Si on veut être libre il ne faut pas être dépendant, je suis désolé d’enfoncer des portes ouvertes, mais ça veut dire qu’il faut construire un internet qui n’est pas centralisé.
Olivier Ertzscheid : Ce qui m’a beaucoup frappé sur le positionnement des GAFAM par rapport au secteur du Libre, c’est l’évolution qui a eu lieu depuis trois/quatre ans où on a vu, finalement, ces plateformes-là basculer en logiciel libre ce qu’était leur cœur de technologie, c’est-à-dire le rendre accessible. Un des derniers en date c’était Amazon, par exemple, qui a basculé son système de recommandation, qui est pourtant vraiment le nerf de la guerre, ce sur quoi le camarade Bezos a construit son empire, puis Amazon annonce que ce qui code ce système de recommandation devient accessible à n’importe qui.

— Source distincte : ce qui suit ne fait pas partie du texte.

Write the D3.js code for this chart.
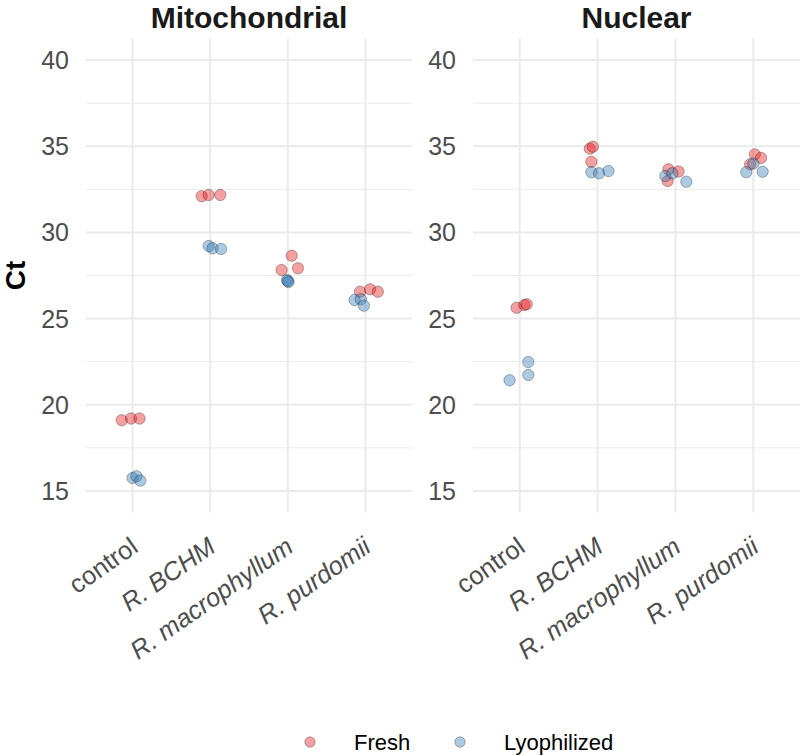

On se dit qu’ils sont fous, qu’est-ce qu’il leur prend, parce que pendant des années on nous a expliqué que c’était du secret industriel, que tout était bâti là-dessus et puis ils mettent ça en libre accès. En fait, derrière le basculement qui s’opère, c’est que ce qui est devenu stratégique pour des boîtes de cette taille-là et avec cet enjeu-là ce n’est plus tellement le code en lui-même c’est la capacité de détenir les données qui vont permettre ensuite d’alimenter les stratégies de machine learning ou de choses comme ça. Donc il y a une bascule qui se fait avec ce qu’était le nerf de la guerre et ce sur quoi toutes les logiques propriétaires se cristallisaient, qui était le code, et aujourd’hui, en tout cas à l’échelle des plateformes, c’est plutôt du côté des données que se passe la vraie guerre d’enjeux et d’établissement d’un territoire totalement privé.